- _WHAT YOU SHOULD DO_
Every line holding the word "image" counts once. Give the total, nothing more.

==========

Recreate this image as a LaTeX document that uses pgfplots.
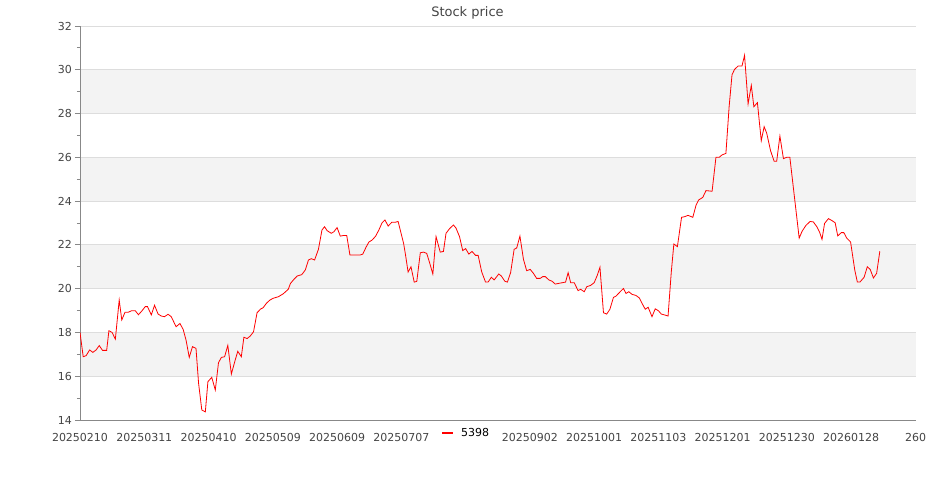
\documentclass[border=0pt]{standalone}
\usepackage{pgfplots}
\pgfplotsset{compat=1.18}
\usepackage{pgfplotstable}
\usepackage{fontspec}
\setmainfont{DejaVu Sans}
\definecolor{bandgray}{HTML}{F3F3F3}
\definecolor{gridgray}{HTML}{DDDDDD}
\definecolor{axisgray}{HTML}{888888}
\definecolor{labelgray}{HTML}{444444}
\pgfplotstableread{
x y
0 18.0
1 16.89
1.9 16.94
3 17.2
4 17.09
5 17.2
6 17.4
7 17.18
8.3 17.18
9 18.08
10 18.0
11 17.69
12.2 19.48
13 18.57
14 18.92
15 18.92
16 18.99
17.2 18.99
18.2 18.81
19.3 18.99
20.3 19.18
21 19.18
22.2 18.8
23.2 19.24
24.3 18.84
25.3 18.75
26.3 18.72
27.4 18.83
28.4 18.72
29.9 18.26
31.1 18.41
32.1 18.14
33 17.65
34 16.86
35 17.35
36.1 17.27
36.9 15.68
37.9 14.46
39 14.37
39.8 15.75
41 15.95
42.1 15.37
43.1 16.62
44 16.86
45 16.89
46 17.41
47.1 16.1
48.3 16.74
49.1 17.14
50.2 16.89
51 17.78
52 17.72
53 17.84
54 18.03
55.1 18.9
56.2 19.07
57 19.13
58 19.33
59.1 19.48
60.1 19.56
61.7 19.63
63.2 19.76
64.8 19.97
65.5 20.24
66.6 20.43
67.6 20.58
69 20.64
70.1 20.85
71.1 21.31
72 21.37
73 21.31
74.2 21.8
75.3 22.68
76.1 22.83
76.9 22.65
78.2 22.53
79 22.6
80 22.79
81 22.4
82 22.43
83 22.43
84 21.54
85 21.54
86.1 21.54
87.2 21.54
88 21.58
89 21.89
89.9 22.13
90.9 22.22
92 22.4
93 22.68
94 23.01
94.9 23.14
95.9 22.86
97 23.03
98 23.03
99 23.07
100.7 22.07
101.3 21.54
102.1 20.76
103 21.0
104 20.3
104.8 20.33
105.9 21.64
106.9 21.67
107.9 21.61
108.7 21.23
109.8 20.67
110.8 22.38
112.1 21.67
113.1 21.7
113.9 22.53
115 22.74
116.2 22.91
117 22.77
118.1 22.38
119.1 21.74
120 21.83
121 21.58
122 21.7
123.1 21.52
123.9 21.52
125 20.77
126.2 20.3
127 20.3
128 20.52
128.9 20.4
130.3 20.67
131.1 20.58
132.2 20.34
133 20.3
134 20.73
135.1 21.8
135.9 21.86
136.9 22.4
138 21.34
139 20.82
140.1 20.88
141.1 20.7
142.1 20.47
143.2 20.47
144 20.55
144.8 20.55
145.9 20.4
146.9 20.34
147.9 20.21
148.9 20.24
150 20.27
151.1 20.3
151.9 20.73
152.7 20.27
153.8 20.27
155 19.91
155.8 19.97
156.9 19.86
157.7 20.09
158.9 20.15
160 20.27
161 20.62
161.8 20.98
162.9 18.9
163.9 18.84
164.9 19.06
166 19.6
166.8 19.66
168.1 19.86
169.1 20.01
169.9 19.78
170.8 19.86
171.8 19.74
173 19.69
174.1 19.57
174.9 19.33
175.9 19.06
176.8 19.15
178 18.72
179 19.08
180 18.99
180.9 18.84
181.9 18.8
183 18.75
184 20.76
184.8 22.04
185.9 21.92
187.2 23.26
188.2 23.29
189.2 23.35
190.7 23.26
191.7 23.81
192.5 24.05
193.8 24.17
194.8 24.48
196.7 24.45
197.9 26.0
198.9 26.0
199.8 26.11
201 26.18
202 28.31
202.9 29.77
203.7 30.02
204.8 30.17
206 30.17
206.8 30.66
207.9 28.44
208.9 29.29
209.7 28.31
210.8 28.5
212 26.76
212.9 27.4
213.7 27.1
214.9 26.3
216 25.82
216.8 25.82
217.8 26.97
218.9 25.94
219.9 26.0
220.9 26.0
223.8 22.31
224.7 22.62
225.9 22.89
227.2 23.07
228.2 23.05
229.3 22.83
230.1 22.6
230.9 22.25
231.7 22.98
232.9 23.2
234 23.11
235 23.01
235.8 22.41
236.9 22.56
237.7 22.56
238.6 22.31
239.8 22.13
241.1 20.85
241.9 20.3
242.7 20.3
244 20.52
245 21.0
245.9 20.88
246.9 20.49
247.9 20.7
248.9 21.71
}\pricedata
\begin{document}
\begin{tikzpicture}
\begin{axis}[
  at={(0,0)}, anchor=south west,
  scale only axis, width=835.5bp, height=394bp,
  set layers=standard,
  xmin=0, xmax=260, ymin=14, ymax=32,
  axis lines*=left,
  axis line style={draw=axisgray, line width=0.8bp},
  xtick={0,20,...,260},
  xticklabels={20250210,20250311,20250410,20250509,20250609,20250707,,20250902,20251001,20251103,20251201,20251230,20260128,260},
  xtick style={draw=none},
  ytick={14,16,...,32},
  minor ytick={15,17,...,31},
  tick align=outside,
  major tick length=5bp, minor tick length=3bp,
  ytick style={draw=axisgray, line width=0.8bp},
  minor tick style={draw=axisgray, line width=0.8bp},
  ymajorgrids, major grid style={draw=gridgray, line width=0.8bp},
  tick label style={font=\fontsize{11bp}{13bp}\selectfont, text=labelgray},
  yticklabel style={anchor=east, inner sep=0pt, xshift=-3bp},
  xticklabel style={anchor=north, inner sep=0pt, yshift=-8bp},
  /pgf/number format/assume math mode=true,
  legend style={at={(0.4625,0)}, anchor=center, yshift=-13bp, draw=none, fill=white,
    font=\fontsize{11bp}{13bp}\selectfont, inner sep=1bp,
    /tikz/every odd column/.append style={column sep=5bp}},
  legend image code/.code={\draw[red, line width=1.6bp] (0bp,0bp) -- (11bp,0bp);},
]
\addplot[draw=none, fill=bandgray, on layer=axis background, forget plot] coordinates {(0,16) (260,16) (260,18) (0,18)};
\addplot[draw=none, fill=bandgray, on layer=axis background, forget plot] coordinates {(0,20) (260,20) (260,22) (0,22)};
\addplot[draw=none, fill=bandgray, on layer=axis background, forget plot] coordinates {(0,24) (260,24) (260,26) (0,26)};
\addplot[draw=none, fill=bandgray, on layer=axis background, forget plot] coordinates {(0,28) (260,28) (260,30) (0,30)};
\addplot[red, line width=0.8bp, mark=none] table[x=x, y=y] {\pricedata};
\addlegendentry{5398}
\end{axis}
\node[font=\fontsize{13bp}{15bp}\selectfont, text=labelgray] at (387.5bp,407bp) {Stock price};
\path (-80bp,-80bp) rectangle (855bp,420bp);
\end{tikzpicture}
\end{document}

==========

- _THE RESPONSE_
2